Nathan Ward
Nathan Ward is an artist and educator living in Morgantown, West Virginia. He earned a Bachelor of Fine Arts degree from West Virginia University in 2014. After graduating, he moved to Pittsburgh, Pennsylvania, and worked as a freelance artist for several years. During that time, he gained experience with book arts, gallery productions, museum archives, and a wide range of photographic commissions. Ward was awarded a Graduate Teaching Fellowship by the University of Oregon in 2018 and received a Master of Fine Arts degree in 2021. After completing his master’s degree, he returned to West Virginia, where he now teaches in the School of Art & Design at West Virginia University.
Photography is both a medium and subject in Ward's work. At the center of his practice is a fascination with the indeterminate nature of photographs and their complicated relationship to reality.
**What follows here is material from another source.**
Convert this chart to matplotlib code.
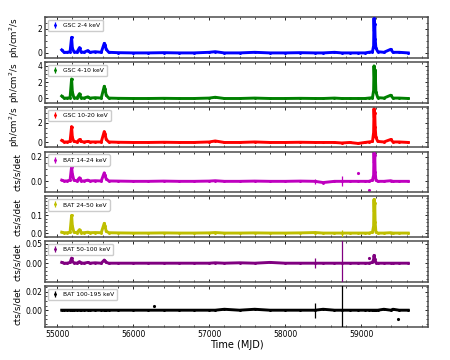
#!/usr/bin/env python3
"""Multi-band light curves (MAXI/GSC and Swift/BAT) stacked on a shared MJD axis."""

import numpy as np
import matplotlib
matplotlib.use('Agg')
import matplotlib.pyplot as plt
from matplotlib.ticker import AutoMinorLocator

# shared time grid (MJD)
T = [55060, 55090, 55130, 55170, 55190, 55200, 55220, 55260, 55295, 55310,
     55350, 55405, 55430, 55500, 55580, 55620, 55630, 55645, 55680, 55800,
     56000, 56200, 56400, 56600, 56800, 57000, 57080, 57200, 57400, 57600,
     57800, 58000, 58200, 58395, 58500, 58650, 58746, 58850, 58960, 59050,
     59100, 59150, 59165, 59170, 59175, 59180, 59185, 59195, 59220, 59300,
     59390, 59420, 59500, 59620]

gsc_2_4 = [0.25, 0.05, 0.05, 0.10, 1.30, 0.40, 0.10, 0.05, 0.45, 0.10,
           0.05, 0.20, 0.05, 0.10, 0.05, 0.80, 0.70, 0.30, 0.05, 0.02,
           0.00, 0.00, 0.02, 0.00, 0.00, 0.05, 0.10, 0.00, 0.00, 0.05,
           0.00, 0.00, 0.02, 0.00, 0.00, 0.05, 0.00, 0.00, 0.00, 0.00,
           0.05, 0.10, 0.60, 2.90, 1.80, 2.40, 1.20, 0.40, 0.10, 0.05,
           0.30, 0.05, 0.05, 0.00]
gsc_4_10 = [0.30, 0.05, 0.05, 0.10, 2.40, 0.80, 0.10, 0.05, 0.60, 0.10,
            0.05, 0.20, 0.05, 0.10, 0.05, 1.50, 1.20, 0.40, 0.05, 0.02,
            0.00, 0.00, 0.02, 0.00, 0.00, 0.05, 0.15, 0.00, 0.00, 0.05,
            0.00, 0.00, 0.02, 0.00, 0.00, 0.05, 0.00, 0.00, 0.00, 0.00,
            0.05, 0.10, 1.00, 4.00, 2.80, 1.70, 3.50, 0.80, 0.10, 0.05,
            0.40, 0.05, 0.05, 0.00]
gsc_10_20 = [0.20, 0.05, 0.05, 0.10, 1.60, 0.50, 0.10, 0.05, 0.30, 0.10,
             0.05, 0.10, 0.05, 0.05, 0.05, 1.10, 0.90, 0.30, 0.05, 0.02,
             0.00, 0.00, 0.02, 0.00, 0.00, 0.05, 0.15, 0.00, 0.00, 0.05,
             0.00, 0.00, 0.02, 0.00, 0.00, 0.00, -0.05, 0.00, -0.10, 0.00,
             0.05, 0.10, 1.00, 3.40, 2.50, 3.00, 1.60, 0.50, 0.10, 0.05,
             0.30, 0.05, 0.05, 0.00]
bat_14_24 = [0.010, 0.003, 0.003, 0.010, 0.120, 0.060, 0.010, 0.003, 0.030, 0.005,
             0.003, 0.010, 0.003, 0.005, 0.003, 0.070, 0.050, 0.020, 0.003, 0.002,
             0.000, 0.000, 0.002, 0.000, 0.000, 0.002, 0.005, 0.000, 0.000, 0.002,
             0.000, 0.000, 0.002, 0.000, -0.010, 0.000, 0.000, 0.000, 0.000, 0.000,
             0.000, 0.010, 0.050, 0.250, 0.150, 0.220, 0.080, 0.010, 0.000, 0.000,
             0.005, 0.000, 0.000, 0.000]
bat_24_50 = [0.005, 0.002, 0.002, 0.005, 0.100, 0.040, 0.005, 0.002, 0.020, 0.003,
             0.002, 0.005, 0.002, 0.003, 0.002, 0.055, 0.040, 0.010, 0.002, 0.001,
             0.000, 0.000, 0.001, 0.000, 0.000, 0.001, 0.003, 0.000, 0.000, 0.001,
             0.000, 0.000, 0.001, 0.003, 0.000, 0.000, 0.000, 0.000, 0.000, 0.000,
             0.000, 0.005, 0.040, 0.190, 0.120, 0.170, 0.060, 0.005, 0.000, 0.000,
             0.002, 0.000, 0.000, 0.000]
bat_50_100 = [0.002, 0.000, 0.000, 0.002, 0.013, 0.005, 0.001, 0.000, 0.004, 0.001,
              0.000, 0.002, 0.000, 0.001, 0.000, 0.008, 0.006, 0.002, 0.000, 0.000,
              0.000, 0.000, 0.000, 0.000, 0.000, 0.000, 0.001, 0.000, 0.001, 0.000,
              0.002, 0.000, 0.000, 0.000, 0.000, 0.000, 0.000, 0.000, 0.000, 0.000,
              0.000, 0.002, 0.010, 0.020, 0.015, 0.010, 0.005, 0.001, 0.000, 0.000,
              0.000, 0.000, 0.000, 0.000]
bat_100_195 = [0.000, 0.000, 0.000, 0.000, 0.000, 0.000, 0.000, 0.000, 0.000, 0.000,
               0.000, 0.000, 0.000, 0.000, 0.000, 0.000, 0.000, 0.000, 0.000, 0.000,
               0.000, 0.000, 0.000, 0.000, 0.000, 0.000, 0.000, 0.001, 0.000, 0.001,
               0.000, 0.000, 0.000, 0.000, 0.001, 0.000, 0.000, 0.000, 0.000, 0.000,
               0.000, 0.000, 0.000, 0.000, 0.000, 0.000, 0.000, 0.000, 0.000, 0.001,
               0.000, 0.001, 0.000, 0.000]

# typical 1-sigma errors and the few very large ones (MJD 58395, 58746)
typ_err = [0.05, 0.06, 0.08, 0.004, 0.003, 0.0015, 0.001]
big_t = [58395, 58746]
big_err = [[0.0, 0.0], [0.0, 0.0], [0.0, 0.0], [0.02, 0.04],
           [0.01, 0.02], [0.012, 0.06], [0.008, 0.03]]

# isolated points standing off the band
out_t = [[], [], [], [58960, 59100], [], [59100], [56280, 59480]]
out_f = [[], [], [], [0.07, -0.07], [], [0.012], [0.004, -0.010]]

labels = ['GSC 2-4 keV', 'GSC 4-10 keV', 'GSC 10-20 keV', 'BAT 14-24 keV',
          'BAT 24-50 keV', 'BAT 50-100 keV', 'BAT 100-195 keV']
ylabels = ['ph/cm$^2$/s'] * 3 + ['cts/s/det'] * 4
colors = ['blue', 'green', 'red', 'm', 'y', 'purple', 'black']
ylims = [(-0.4, 3.0), (-0.5, 4.5), (-0.5, 3.6), (-0.09, 0.245),
         (-0.023, 0.207), (-0.048, 0.056), (-0.018, 0.026)]
yticks = [[0, 2], [0, 2, 4], [0, 2], [0.0, 0.2], [0.0, 0.1],
          [0.00, 0.05], [0.00, 0.02]]
yfmt = ['%d', '%d', '%d', '%.1f', '%.1f', '%.2f', '%.2f']

series = [gsc_2_4, gsc_4_10, gsc_10_20, bat_14_24, bat_24_50, bat_50_100, bat_100_195]


def main():
    fig, axes = plt.subplots(7, 1, sharex=True, figsize=(4.5, 3.6), dpi=100)
    fig.subplots_adjust(left=0.1, right=0.951, top=0.953, bottom=0.092, hspace=0.1)

    t = np.array(T)
    for i, ax in enumerate(axes):
        f = np.array(series[i])
        err = np.full(len(t), typ_err[i])
        for k, bt in enumerate(big_t):
            if big_err[i][k] > 0:
                err[T.index(bt)] = big_err[i][k]
        c = colors[i]
        ax.plot(t, f, '-', color=c, lw=2.1, zorder=2)
        ax.errorbar(t, f, yerr=err, fmt='.', ms=2.2, color=c, ecolor=c,
                    elinewidth=0.9, capsize=0, label=labels[i], zorder=3)
        if out_t[i]:
            ax.plot(out_t[i], out_f[i], '.', ms=2.5, color=c)

        ax.set_xlim(54840, 59880)
        ax.set_ylim(*ylims[i])
        ax.set_yticks(yticks[i])
        ax.set_yticklabels([yfmt[i] % v for v in yticks[i]])
        ax.set_ylabel(ylabels[i], fontsize=6.3, labelpad=2)
        ax.xaxis.set_minor_locator(AutoMinorLocator())
        ax.yaxis.set_minor_locator(AutoMinorLocator())
        ax.tick_params(which='both', direction='in', top=True, right=True,
                       labelsize=5.5, pad=2)
        ax.tick_params(which='major', length=2.5, width=0.6)
        ax.tick_params(which='minor', length=1.3, width=0.5)
        for s in ax.spines.values():
            s.set_linewidth(1.1)
            s.set_color('0.3')
        ax.legend(loc='upper left', fontsize=4.3, handlelength=1.2,
                  borderpad=0.5, handletextpad=0.8, framealpha=1,
                  edgecolor='0.8', fancybox=True)

    axes[-1].set_xticks([55000, 56000, 57000, 58000, 59000])
    axes[-1].set_xlabel('Time (MJD)', fontsize=7, labelpad=1)
    fig.align_ylabels(axes)
    fig.savefig('out.png', dpi=100)
    return 0


if __name__ == "__main__":
    main()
Of particular interest is how the medium’s nearness—or capacity for nearness—to human visual perception has shaped its conventions and the interpretation of its pictures. Over the past several years, Ward has created several black-and-white landscape series that explore the vague boundary between representational depiction and abstraction by leveraging the notion of photographic veracity. Through artist books and installations, he deconstructs and reinterprets the aesthetic, contextual and factual properties of photographs to present psychologically charged experiences that manifest the medium’s epistemological aspect.